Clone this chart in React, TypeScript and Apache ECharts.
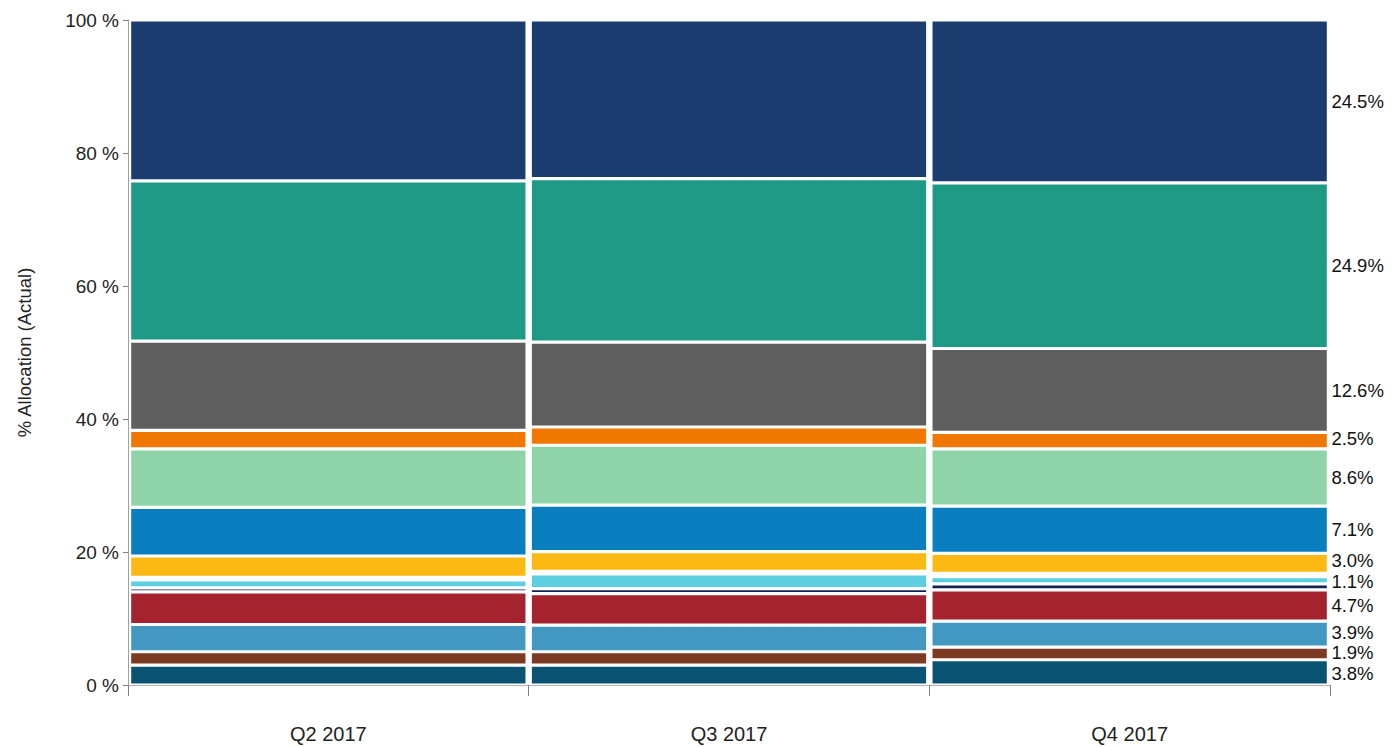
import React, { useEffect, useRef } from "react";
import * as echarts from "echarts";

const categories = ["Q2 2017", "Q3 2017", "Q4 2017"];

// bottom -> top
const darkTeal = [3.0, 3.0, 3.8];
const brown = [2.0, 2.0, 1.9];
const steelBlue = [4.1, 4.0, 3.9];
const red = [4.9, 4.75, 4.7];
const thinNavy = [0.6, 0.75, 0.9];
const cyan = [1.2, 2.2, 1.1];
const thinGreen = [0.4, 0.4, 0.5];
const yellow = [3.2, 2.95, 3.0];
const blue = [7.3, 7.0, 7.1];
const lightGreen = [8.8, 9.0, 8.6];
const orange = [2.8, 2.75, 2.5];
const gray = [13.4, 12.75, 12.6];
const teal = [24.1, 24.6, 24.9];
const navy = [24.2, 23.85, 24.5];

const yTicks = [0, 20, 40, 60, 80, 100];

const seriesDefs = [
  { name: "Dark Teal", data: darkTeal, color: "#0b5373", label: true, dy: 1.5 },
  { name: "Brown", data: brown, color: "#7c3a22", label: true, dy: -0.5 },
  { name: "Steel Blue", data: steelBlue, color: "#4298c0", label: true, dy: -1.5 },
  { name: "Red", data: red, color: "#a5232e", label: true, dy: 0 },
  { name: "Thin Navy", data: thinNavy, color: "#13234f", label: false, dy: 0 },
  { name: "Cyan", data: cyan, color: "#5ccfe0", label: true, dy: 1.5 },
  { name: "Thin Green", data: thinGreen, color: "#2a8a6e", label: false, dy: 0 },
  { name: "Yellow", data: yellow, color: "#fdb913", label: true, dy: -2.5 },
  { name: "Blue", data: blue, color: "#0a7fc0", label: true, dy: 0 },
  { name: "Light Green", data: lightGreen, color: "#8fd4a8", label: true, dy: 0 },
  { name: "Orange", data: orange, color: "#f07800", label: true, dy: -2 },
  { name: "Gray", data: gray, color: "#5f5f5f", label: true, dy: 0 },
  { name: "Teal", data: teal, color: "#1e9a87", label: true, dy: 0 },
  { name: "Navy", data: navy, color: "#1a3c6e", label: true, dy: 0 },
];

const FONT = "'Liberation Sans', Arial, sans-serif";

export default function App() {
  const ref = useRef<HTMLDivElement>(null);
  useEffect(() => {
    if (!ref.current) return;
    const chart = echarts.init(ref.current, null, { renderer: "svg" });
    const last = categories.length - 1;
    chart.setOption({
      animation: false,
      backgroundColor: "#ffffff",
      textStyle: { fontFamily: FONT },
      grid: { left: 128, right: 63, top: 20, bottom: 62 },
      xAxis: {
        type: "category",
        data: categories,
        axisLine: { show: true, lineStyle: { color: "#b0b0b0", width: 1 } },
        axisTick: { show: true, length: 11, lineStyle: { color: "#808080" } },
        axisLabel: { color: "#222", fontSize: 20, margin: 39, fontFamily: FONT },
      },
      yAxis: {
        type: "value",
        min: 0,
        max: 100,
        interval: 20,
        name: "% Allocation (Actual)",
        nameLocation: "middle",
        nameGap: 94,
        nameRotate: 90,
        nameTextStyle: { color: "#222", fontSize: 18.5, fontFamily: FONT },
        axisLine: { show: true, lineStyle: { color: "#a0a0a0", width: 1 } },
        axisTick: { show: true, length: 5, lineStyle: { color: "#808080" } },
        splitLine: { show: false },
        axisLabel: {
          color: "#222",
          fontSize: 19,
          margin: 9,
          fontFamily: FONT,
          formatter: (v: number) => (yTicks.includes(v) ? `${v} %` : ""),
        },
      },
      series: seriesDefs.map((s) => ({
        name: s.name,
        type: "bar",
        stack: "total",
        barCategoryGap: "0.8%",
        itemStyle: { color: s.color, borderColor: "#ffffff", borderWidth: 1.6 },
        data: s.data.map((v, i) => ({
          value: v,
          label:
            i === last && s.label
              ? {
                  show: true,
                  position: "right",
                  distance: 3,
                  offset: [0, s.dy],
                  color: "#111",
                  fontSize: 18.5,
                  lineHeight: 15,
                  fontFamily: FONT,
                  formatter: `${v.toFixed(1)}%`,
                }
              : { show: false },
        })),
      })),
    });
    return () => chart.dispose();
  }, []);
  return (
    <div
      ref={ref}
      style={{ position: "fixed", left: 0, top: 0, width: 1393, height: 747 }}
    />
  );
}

= = = = =

→ Task instructions: Omit the pictures, then quote the rest of the material above exactly.

→ Complete output:
Clone this chart in React, TypeScript and Apache ECharts.
import React, { useEffect, useRef } from "react";
import * as echarts from "echarts";

const categories = ["Q2 2017", "Q3 2017", "Q4 2017"];

// bottom -> top
const darkTeal = [3.0, 3.0, 3.8];
const brown = [2.0, 2.0, 1.9];
const steelBlue = [4.1, 4.0, 3.9];
const red = [4.9, 4.75, 4.7];
const thinNavy = [0.6, 0.75, 0.9];
const cyan = [1.2, 2.2, 1.1];
const thinGreen = [0.4, 0.4, 0.5];
const yellow = [3.2, 2.95, 3.0];
const blue = [7.3, 7.0, 7.1];
const lightGreen = [8.8, 9.0, 8.6];
const orange = [2.8, 2.75, 2.5];
const gray = [13.4, 12.75, 12.6];
const teal = [24.1, 24.6, 24.9];
const navy = [24.2, 23.85, 24.5];

const yTicks = [0, 20, 40, 60, 80, 100];

const seriesDefs = [
  { name: "Dark Teal", data: darkTeal, color: "#0b5373", label: true, dy: 1.5 },
  { name: "Brown", data: brown, color: "#7c3a22", label: true, dy: -0.5 },
  { name: "Steel Blue", data: steelBlue, color: "#4298c0", label: true, dy: -1.5 },
  { name: "Red", data: red, color: "#a5232e", label: true, dy: 0 },
  { name: "Thin Navy", data: thinNavy, color: "#13234f", label: false, dy: 0 },
  { name: "Cyan", data: cyan, color: "#5ccfe0", label: true, dy: 1.5 },
  { name: "Thin Green", data: thinGreen, color: "#2a8a6e", label: false, dy: 0 },
  { name: "Yellow", data: yellow, color: "#fdb913", label: true, dy: -2.5 },
  { name: "Blue", data: blue, color: "#0a7fc0", label: true, dy: 0 },
  { name: "Light Green", data: lightGreen, color: "#8fd4a8", label: true, dy: 0 },
  { name: "Orange", data: orange, color: "#f07800", label: true, dy: -2 },
  { name: "Gray", data: gray, color: "#5f5f5f", label: true, dy: 0 },
  { name: "Teal", data: teal, color: "#1e9a87", label: true, dy: 0 },
  { name: "Navy", data: navy, color: "#1a3c6e", label: true, dy: 0 },
];

const FONT = "'Liberation Sans', Arial, sans-serif";

export default function App() {
  const ref = useRef<HTMLDivElement>(null);
  useEffect(() => {
    if (!ref.current) return;
    const chart = echarts.init(ref.current, null, { renderer: "svg" });
    const last = categories.length - 1;
    chart.setOption({
      animation: false,
      backgroundColor: "#ffffff",
      textStyle: { fontFamily: FONT },
      grid: { left: 128, right: 63, top: 20, bottom: 62 },
      xAxis: {
        type: "category",
        data: categories,
        axisLine: { show: true, lineStyle: { color: "#b0b0b0", width: 1 } },
        axisTick: { show: true, length: 11, lineStyle: { color: "#808080" } },
        axisLabel: { color: "#222", fontSize: 20, margin: 39, fontFamily: FONT },
      },
      yAxis: {
        type: "value",
        min: 0,
        max: 100,
        interval: 20,
        name: "% Allocation (Actual)",
        nameLocation: "middle",
        nameGap: 94,
        nameRotate: 90,
        nameTextStyle: { color: "#222", fontSize: 18.5, fontFamily: FONT },
        axisLine: { show: true, lineStyle: { color: "#a0a0a0", width: 1 } },
        axisTick: { show: true, length: 5, lineStyle: { color: "#808080" } },
        splitLine: { show: false },
        axisLabel: {
          color: "#222",
          fontSize: 19,
          margin: 9,
          fontFamily: FONT,
          formatter: (v: number) => (yTicks.includes(v) ? `${v} %` : ""),
        },
      },
      series: seriesDefs.map((s) => ({
        name: s.name,
        type: "bar",
        stack: "total",
        barCategoryGap: "0.8%",
        itemStyle: { color: s.color, borderColor: "#ffffff", borderWidth: 1.6 },
        data: s.data.map((v, i) => ({
          value: v,
          label:
            i === last && s.label
              ? {
                  show: true,
                  position: "right",
                  distance: 3,
                  offset: [0, s.dy],
                  color: "#111",
                  fontSize: 18.5,
                  lineHeight: 15,
                  fontFamily: FONT,
                  formatter: `${v.toFixed(1)}%`,
                }
              : { show: false },
        })),
      })),
    });
    return () => chart.dispose();
  }, []);
  return (
    <div
      ref={ref}
      style={{ position: "fixed", left: 0, top: 0, width: 1393, height: 747 }}
    />
  );
}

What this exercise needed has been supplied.